The New Politics of Surveillance and Visibility

Description

386 pages
Contains Bibliography
$40.00
ISBN 0-8020-4878-1
DDC 303.3'3

Year

2006

Contributor

Edited by Kevin D. Haggerty and Richard V. Ericson
Reviewed by J.L. Granatstein

J.L. Granatstein, Distinguished Research Professor of History Emeritus,
York University, served as Director of the Canadian War Museum from 1998
to 2000. His latest works are Who Killed Canadian History?, Who Killed
the Canadian Military, and Hell’s Cor

Review

Academic conferences and the books they generate are a growth industry.
Sometimes, if the organizers are clever and tough-minded, the papers
will be written in prose rather than jargon, and when that happens there
is the possibility that governments, the media, and the public will be
influenced by what serious thinkers say. All too often, however,
academic papers are delivered and published in a jargon that is designed
to obscure rather than elucidate.

Somehow, one might have expected a book on the increasing degree of
surveillance in our society to be clear and compelling. Not so. This
book, based on a conference at Green College of the University of
British Columbia in May 2003, has 15 papers, and only one (by one of the
editors) is written in truly accessible prose. In varying degrees, the
others, while looking at important subjects, are not.
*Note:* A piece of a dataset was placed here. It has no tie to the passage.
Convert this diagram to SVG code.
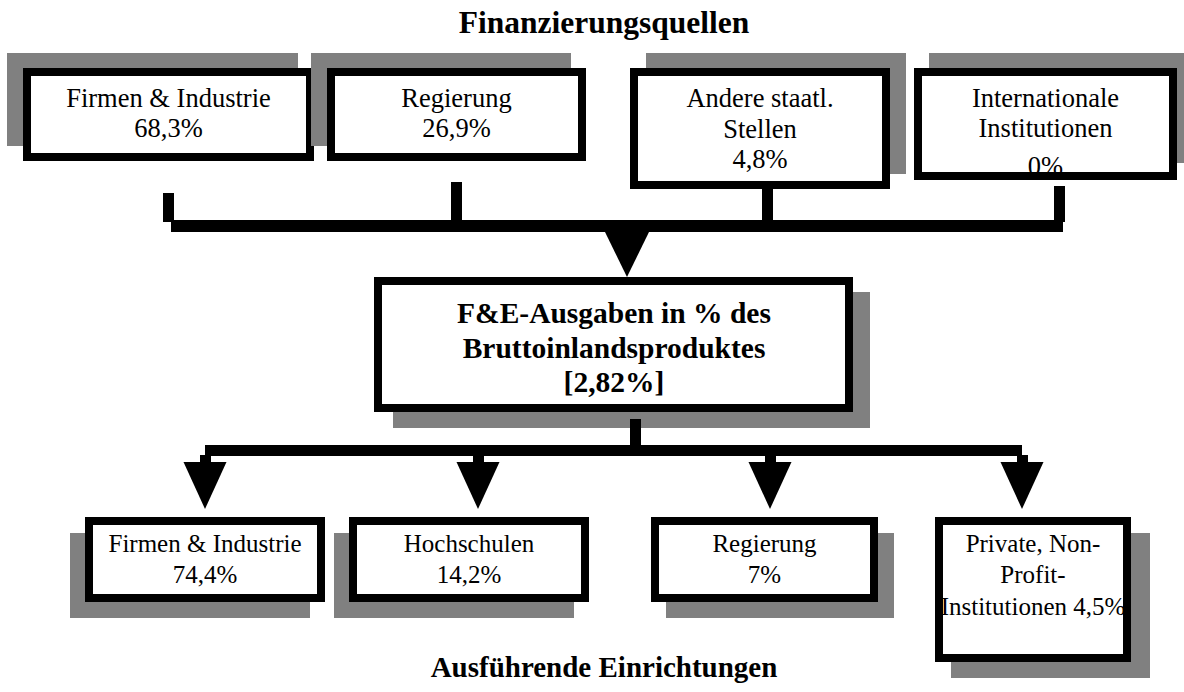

What does “9/11,
Synopticon, and Scopophilia” convey to you? “Surveillant Internet
Technologies and the Growth in Information Capitalism”? The new age of
surveillance is crucially important and has real implications for the
way democracies will function today and in the future. Specialists with
interesting and novel points of view should be helping to make policy.
Not with this unreadable book, however.